Marilyn teve muitos homens, entre eles: Joe DiMagio, jogador de basebol e Arthur Miller, dramaturgo, com quem se casou. Teve casos com Elia Kazan, Frank Sinatra, Ives Montand e , finalmente, com os irmãos John e Bobby Kennedy.

O livro aborda superficialmente esses relacionamentos. O autor explora a relação de dependência total entre a paciente e o psicanlista Ralph Greenson, revelando o caos emocional da mulher por trás da imagem e levantando a hipótese de que o Dr. Greenson dependia da mesma forma de Marilyn.

O livro atrai, pois as estrelas são fascinantes e tentamos descobrir o que existe além do brilho. É então que a psicanálise atua adentrando a alma da mulher que lutou para fugir do estereótipo que Hollywood criara para ela: sexi e boba.

Marilyn Monroe não era superficial. Embora amasse sua imagem, a estrela lia bons autores, preocupava-se em aprender e se aprofundava em seus fantasmas, tentando livrar-se deles. Foi analisada inclusive por Ana Freud.

Era, sim, uma menina em um corpo de mulher que amadurecia, que tinha medo e que era muito só. Entupia-se de barbitúricos, anfentaminas e outras drogas para se manter viva.

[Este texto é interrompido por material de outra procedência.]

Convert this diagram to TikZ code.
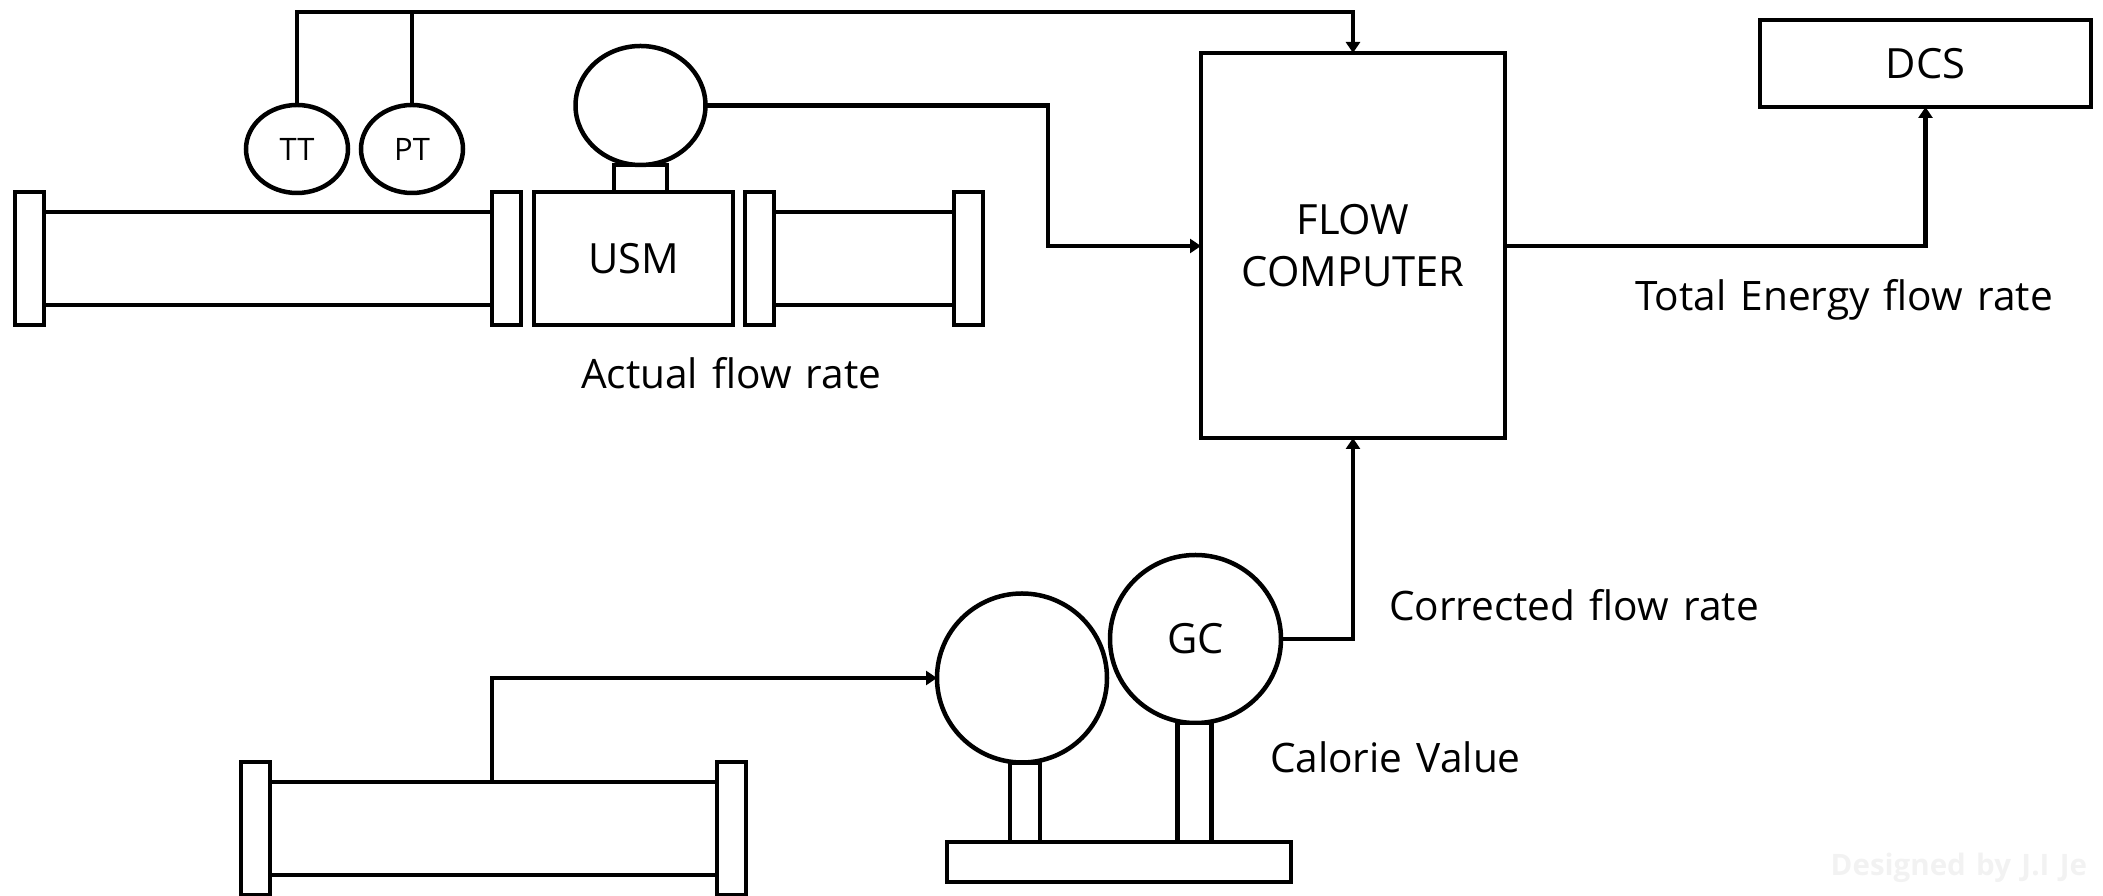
\documentclass[tikz,border=0pt]{standalone}
\usepackage{fontspec}
\setmainfont[WordSpace=1.35]{Open Sans}
\usepackage{tikz}
\usetikzlibrary{shapes.geometric, arrows.meta, positioning, calc}
\definecolor{wmgray}{RGB}{242,242,242}
\tikzset{
    unitbox/.style={rectangle, draw=black, line width=0.045cm, fill=white, outer sep=0pt, inner sep=0pt, align=center},
    flange/.style={unitbox, minimum width=0.29cm, minimum height=1.33cm},
    pipebody/.style={unitbox, minimum height=0.93cm},
    headround/.style={ellipse, draw=black, line width=0.045cm, fill=white, outer sep=0pt, inner sep=0pt, align=center},
    caption/.style={inner sep=0pt, outer sep=0pt, font=\fontsize{11.55}{14}\selectfont},
    boxfont/.style={font=\fontsize{11.85}{15}\selectfont},
    smallfont/.style={font=\fontsize{8.8}{10}\selectfont},
    signal/.style={black, line width=0.045cm, line join=miter},
    signalarrow/.style={signal, -{Triangle[length=0.11cm, width=0.14cm]}},
    watermark/.style={inner sep=0pt, text=wmgray, font=\fontsize{8.4}{10}\selectfont\bfseries},
}
\begin{document}
\begin{tikzpicture}
\useasboundingbox (0,0) rectangle (21.03,-8.96);

% Upstream pipe run with the meter body
\node[pipebody, minimum width=4.65cm, anchor=north west] (run-a) at (0.29,-2.12) {};
\node[flange, anchor=north east] (flange-a) at (0.44,-1.92) {};
\node[flange, right=4.48cm of flange-a] (flange-b) {};
\node[unitbox, boxfont, minimum width=1.99cm, minimum height=1.33cm, right=0.13cm of flange-b, text depth=0pt] (usm) {USM};
\node[unitbox, minimum width=0.53cm, minimum height=0.27cm, anchor=south, xshift=0.07cm] (usm-neck) at (usm.north) {};
\node[headround, minimum width=1.30cm, minimum height=1.19cm, anchor=south] (usm-head) at (usm-neck.north) {};
\node[pipebody, minimum width=2.20cm, right=0.12cm of usm] (run-b) {};
\node[flange, right=0.12cm of usm] (flange-c) {};
\node[flange, right=1.80cm of flange-c] (flange-d) {};

% Transmitters
\node[headround, smallfont, minimum width=1.02cm, minimum height=0.88cm] (tt) at (2.97,-1.49) {TT};
\node[headround, smallfont, minimum width=1.02cm, minimum height=0.88cm, right=0.13cm of tt] (pt) {PT};

% Computer and DCS
\node[unitbox, boxfont, minimum width=3.04cm, minimum height=3.85cm, anchor=north west] (computer) at (12.01,-0.53) {FLOW\\COMPUTER};
\node[unitbox, boxfont, minimum width=3.31cm, minimum height=0.87cm, anchor=north west] (dcs) at (17.60,-0.20) {DCS};

% Sample pipe run
\node[pipebody, minimum width=4.65cm, anchor=north west] (run-c) at (2.55,-7.82) {};
\node[flange, anchor=north east] (flange-e) at (2.70,-7.62) {};
\node[flange, right=4.47cm of flange-e] (flange-f) {};

% Analyser stand
\node[headround, minimum width=1.70cm, minimum height=1.69cm] (sampler) at (10.22,-6.78) {};
\node[headround, boxfont, minimum width=1.71cm, minimum height=1.68cm] (gc) at (11.955,-6.39) {GC};
\node[unitbox, minimum width=0.30cm, minimum height=0.80cm, anchor=north, xshift=0.03cm] (sampler-neck) at (sampler.south) {};
\node[unitbox, minimum width=0.34cm, minimum height=1.19cm, anchor=north, xshift=-0.01cm] (gc-neck) at (gc.south) {};
\node[unitbox, minimum width=3.44cm, minimum height=0.40cm, anchor=north west] (stand) at (9.47,-8.42) {};

% Captions
\node[caption, anchor=west] (actual-label) at (5.81,-3.73) {Actual flow rate};
\node[caption, anchor=west] (total-label) at (16.35,-3.00) {Total Energy flow rate};
\node[caption, anchor=west] (corrected-label) at (13.89,-6.05) {Corrected flow rate};
\node[caption, anchor=west] (calorie-label) at (12.70,-7.57) {Calorie Value};
\node[watermark, anchor=west] (wm-a) at (18.30,-8.68) {Designed by J.I Je};

% Signal lines
\coordinate (bus-corner) at (tt.north |- 0,-0.12);
\draw[signalarrow] (tt.north) -- (bus-corner) -| (computer.north);
\draw[signal] (pt.north) -- (pt.north |- bus-corner);
\coordinate (usm-bend) at (10.48,-2.46);
\draw[signalarrow] (usm-head.east) -| (usm-bend) -- (computer.west |- usm-bend);
\draw[signalarrow] (computer.east |- usm-bend) -| (dcs.south);
\draw[signalarrow] (gc.east) -| (computer.south);
\coordinate (tap) at (4.92,-7.82);
\draw[signalarrow] (tap) |- (sampler.west);
\end{tikzpicture}
\end{document}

Greenson não conseguiu salvá-la da dor e do vazio que a perseguia, apesar de ter, por dois anos, tomado conta de todos os aspectos da vida da mocinha que se tornara atriz para sobreviver a si mesma.

O autor deixa claro, no entanto, que não havia relacionamento sexual entre eles.

A leitura, tem um lado pueril por revelar um pouco a intimidade de alguns mitos do cinema e da política dos anos sessenta, porém é mórbida. E não tinha como escapar disso pois a iniciamos sabendo como foi trágica e ainda incompreendido o fim da vida de Marilyn.

O mito superou a mulher, que em agosto de 1962, sucumbiu ao desespero não se sabe se por acidente ou se por intenção. Ainda hoje as fotos de Marilyn Monroe são disputadas em leilões e seu rosto é conhecido até pelos que nasceram muito depois de sua morte.

Depois do livro, precisarei rever Marilyn cômica e leve em O Pecado Mora ao Lado.



"Ela ficava em polvorosa enquanto a paz não fosse reestabelecida"

Do relatório do Dr. Greenson a Ana Freud.


Marilyn Últimas Sessões.
Autor: Michel Schneider
Editora Alfaguara
Páginas: 423
2006.

* O título é assim mesmo, sem pontuação.